In the data below, locate each line with the word "this" and list it.

· · ·

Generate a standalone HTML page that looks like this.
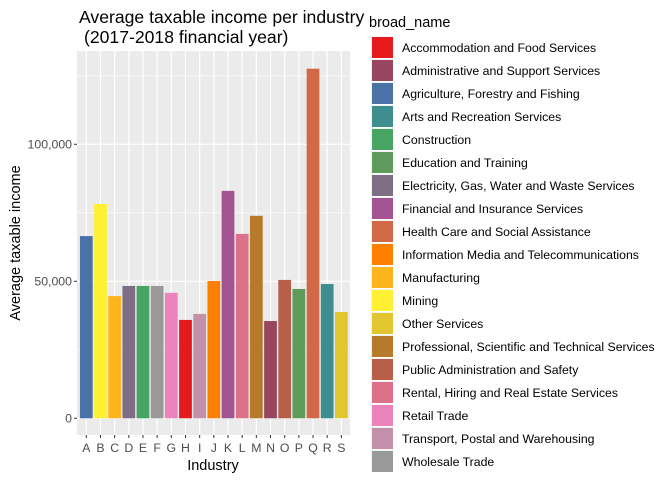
<!DOCTYPE html>
<html><head><meta charset="utf-8"><style>
body{margin:0;background:#fff;font-family:"Liberation Sans",sans-serif}
</style></head><body>
<svg id="chart" width="672" height="480" xmlns="http://www.w3.org/2000/svg" font-family="Liberation Sans, sans-serif"></svg>
<script>
const categories=["A","B","C","D","E","F","G","H","I","J","K","L","M","N","O","P","Q","R","S"];
const values=[66500,78200,44600,48300,48300,48300,45800,35900,38100,50100,83000,67300,73900,35500,50500,47200,127600,49000,38800];
const barIndustry=["Agriculture, Forestry and Fishing","Mining","Manufacturing","Electricity, Gas, Water and Waste Services","Construction","Wholesale Trade","Retail Trade","Accommodation and Food Services","Transport, Postal and Warehousing","Information Media and Telecommunications","Financial and Insurance Services","Rental, Hiring and Real Estate Services","Professional, Scientific and Technical Services","Administrative and Support Services","Public Administration and Safety","Education and Training","Health Care and Social Assistance","Arts and Recreation Services","Other Services"];
const legendNames=["Accommodation and Food Services","Administrative and Support Services","Agriculture, Forestry and Fishing","Arts and Recreation Services","Construction","Education and Training","Electricity, Gas, Water and Waste Services","Financial and Insurance Services","Health Care and Social Assistance","Information Media and Telecommunications","Manufacturing","Mining","Other Services","Professional, Scientific and Technical Services","Public Administration and Safety","Rental, Hiring and Real Estate Services","Retail Trade","Transport, Postal and Warehousing","Wholesale Trade"];
const legendColors=["#e41a1c","#984560","#4a72a6","#3f8e8f","#48a462","#5e9a5c","#7e6e85","#a35391","#d16948","#ff7f00","#feb41c","#fff033","#e1c62f","#b67a2a","#b75f49","#dc7189","#ec83ba","#c48fa9","#999999"];
const yTicks=[0,50000,100000];
const yTickLabels=["0","50,000","100,000"];
const yMinor=[25000,75000,125000];
const NS="http://www.w3.org/2000/svg";
const svg=document.getElementById('chart');
function mk(t,a,p){const e=document.createElementNS(NS,t);for(const k in a)e.setAttribute(k,a[k]);(p||svg).appendChild(e);return e;}
const px0=77,px1=350,py0=51,py1=435;
const y=v=>418.3-v/50000*137;
const x=i=>86.3+i*14.17;
const bw=12.75;
const panel=mk('rect',{x:px0,y:py0,width:px1-px0,height:py1-py0,fill:'#ebebeb'});

yMinor.forEach(v=>{mk('line',{x1:px0,x2:px1,y1:y(v),y2:y(v),stroke:'#fff','stroke-width':0.6});});
yTicks.forEach(v=>{mk('line',{x1:px0,x2:px1,y1:y(v),y2:y(v),stroke:'#fff','stroke-width':1.2});});
categories.forEach((c,i)=>{mk('line',{x1:x(i),x2:x(i),y1:py0,y2:py1,stroke:'#fff','stroke-width':1.2});});
categories.forEach((c,i)=>{
 const col=legendColors[legendNames.indexOf(barIndustry[i])];
 const r=mk('rect',{x:x(i)-bw/2,y:y(values[i]),width:bw,height:y(0)-y(values[i]),fill:col});
 
 
 mk('line',{x1:x(i),x2:x(i),y1:py1,y2:py1+3,stroke:'#333'});
 const t=mk('text',{x:x(i),y:452,'font-size':12.3,fill:'#4d4d4d','text-anchor':'middle'});t.textContent=c;
 
});
yTicks.forEach((v,i)=>{
 mk('line',{x1:px0-3,x2:px0,y1:y(v),y2:y(v),stroke:'#333'});
 const t=mk('text',{x:px0-5,y:y(v)+4,'font-size':12.3,fill:'#4d4d4d','text-anchor':'end'});t.textContent=yTickLabels[i];
 
});
let t=mk('text',{x:213,y:470,'font-size':14.5,fill:'#000','text-anchor':'middle'});t.textContent='Industry';

t=mk('text',{x:0,y:0,'font-size':14.5,fill:'#000','text-anchor':'middle',transform:'translate(20,243) rotate(-90)'});t.textContent='Average taxable income';

t=mk('text',{x:79,y:23,'font-size':17.6,fill:'#000'});t.textContent='Average taxable income per industry';

t=mk('text',{x:84,y:43,'font-size':17.6,fill:'#000'});t.textContent='(2017-2018 financial year)';

t=mk('text',{x:369,y:27,'font-size':14.5,fill:'#000'});t.textContent='broad_name';

legendNames.forEach((n,i)=>{
 const g=mk('g',{});
 
 const yy=36+i*23;
 mk('rect',{x:371,y:yy,width:22,height:22,fill:'#f2f2f2'},g);
 mk('rect',{x:372,y:yy+1,width:21,height:21,fill:legendColors[i]},g);
 const tt=mk('text',{x:402,y:yy+16,'font-size':12.3,fill:'#000'},g);tt.textContent=n;
});
</script>
</body></html>
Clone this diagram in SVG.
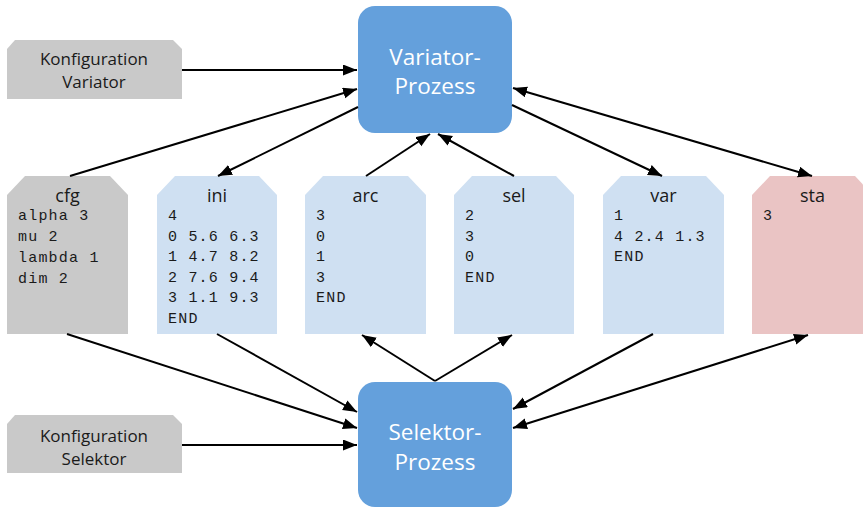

· · ·

_COMPLETE OUTPUT_
Generate a standalone HTML page that looks like this.
Clone this diagram in SVG.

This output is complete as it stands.